Faz meses que o Exército ataca, segundo denunciou a ONU, jogando bombas de helicópteros em áreas muito povoadas. Essas bombas são artefatos quase artesanais, carregados de substâncias incendiárias, que produzem enormes prejuízos a pessoas e edifícios perto de onde caem. Além disso, têm um efeito indiscriminado. A organização Human Rights Watch considera que seu uso em zonas urbanas constitui um crime de guerra. O Conselho de Direitos Humanos da ONU acredita que seu uso na Síria é “sistemático”.
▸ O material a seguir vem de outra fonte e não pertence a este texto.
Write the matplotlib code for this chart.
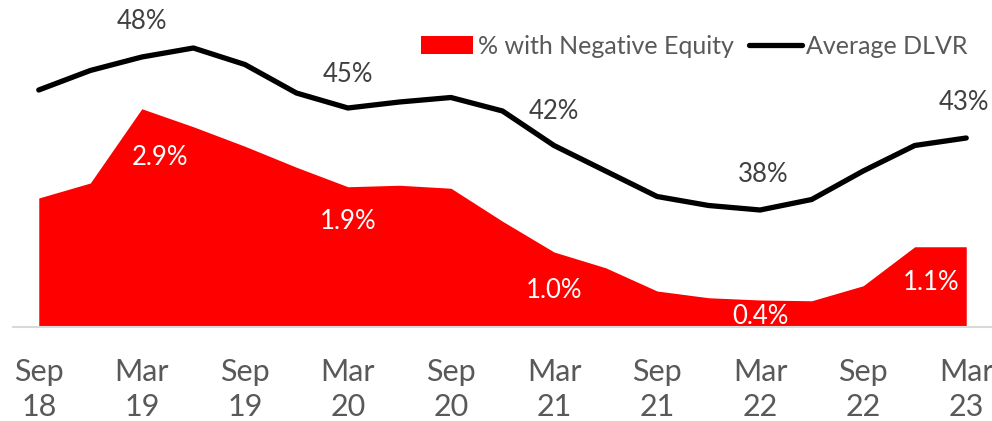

A oposição fala de 150.000 mortos na guerra e entre seis e oito milhões de deslocados dentro do país. Fora da Síria, os refugiados somam já quase três milhões em países limítrofes como Líbano, Turquia ou Jordânia. O secretário-geral da ONU, Ban Ki-moon, acusou “todas as partes” implicadas na guerra civil de perpetrar “flagrantes violações” do direito internacional em seu trato com os civis.

Tanto o Exército como os opositores, entre os quais frações vinculadas a Al Qaeda e outros grupos islamistas às vezes em confronto entre si, bloqueiam a chegada de assistência a civis e refugiados vítimas da guerra em toda a Síria. O secretário da ONU alertou nesta semana de que a situação continua se agravando, apesar das notícias de breves aberturas. Não é de se esperar que progrida uma resolução do Conselho de Segurança das Nações Unidas que afete o Governo de Damasco, já que a Rússia consegue vetar, por ser membro permanente, qualquer decisão nesse sentido.

Na sexta-feira, Moscou negou que al-Assad esteja usando armas químicas. Segundo o Ministério de Exteriores, as recentes denúncias dos Governos dos EUA e da França são “invenções” para promover uma intervenção na Síria.